The World's First App Store
The world's first app store Source: Brother Industries

Editor’s Note: This article ends on a cliffhanger. The next part goes out in a week.


I will start with an honest admission. I didn’t set out to write about the world’s first app store. I set out to write about Brother printers.

But doing my research, I stumbled upon something amazing they built in the 80s – the world’s first app store. And between “Awesome printer” and “World’s first app store”, the choice was clear.

Setting the Scene

The year was 1986 and Japan was at the peak of its economic miracle. Japan's technology industry was booming and personal computers were catching on like wildfire.

I watch a lot of older Japanese dramas and I find it shocking how in every new season there is a newer, slimmer, more capable computer.

Of course hardware is useless without software. And software was just flying off the shelves.

For our younger readers: In the medieval ages, software used to be sold in packages. In brick-and-mortar stores. You had to actually stand in line to buy software...

See that stack of floppies on the bottom left? That was the Windows 95 Installer. Yep, you inserted one floppy after the other to install Windows. It took ages. Source: Hanul

Software developers and game creators wrote their software, tested the hell out of it, and took their software to another company.

This other company copied the software on thousands of floppy disks or CDs, put them in cartons, and then shipped the cartons of software to shops across the country.

Had a bug in your software? Tough luck. Need to release an update? Lol, no.
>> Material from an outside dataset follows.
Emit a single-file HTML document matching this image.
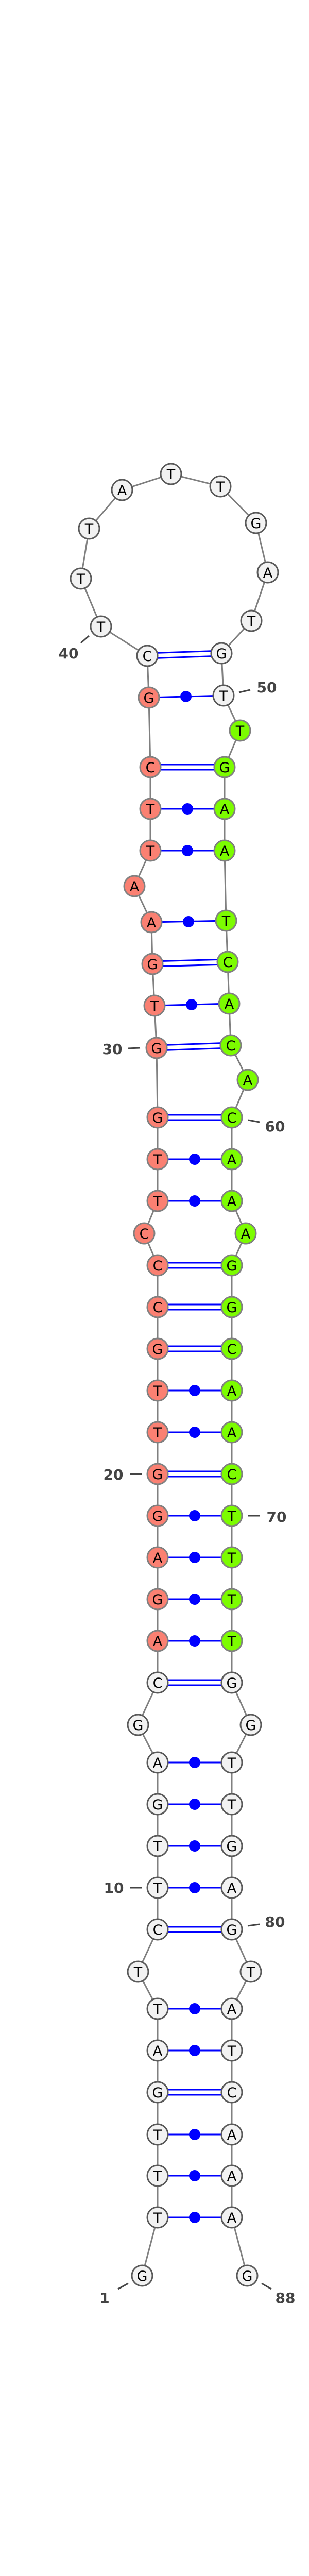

Japan’s software market was so hot that retailers could not keep up with the demand. For highly anticipated games, shelves ran empty as soon as they were stocked. Getting new stock took time, leaving the creators, retailers, and customers, all sad.

Brother Industries

Enter Yuichi Yasutomo.

Yuichi worked at Brother Industries.

Brother was founded in 1934 and had its first success manufacturing sewing machines. Over the next few decades they built up a culture of tackling problems in domains they had no experience with, and the technical expertise to back it up. By the 1980s, they had their hands in everything from sewing machines, to typewriters, to washing machines, to CNC equipment.

It was in such an organization that the world’s first app store was born.

Three things came together for the world’s first app store to show up: technical prowess, changes to the law, and a booming market.

The Videotex

In 1985, Brother worked with the state monopoly telecom company, Nippon Telegraph and Telephone (NTT), to build a “videotex” network, a precursor to the internet (Wiki for the interested).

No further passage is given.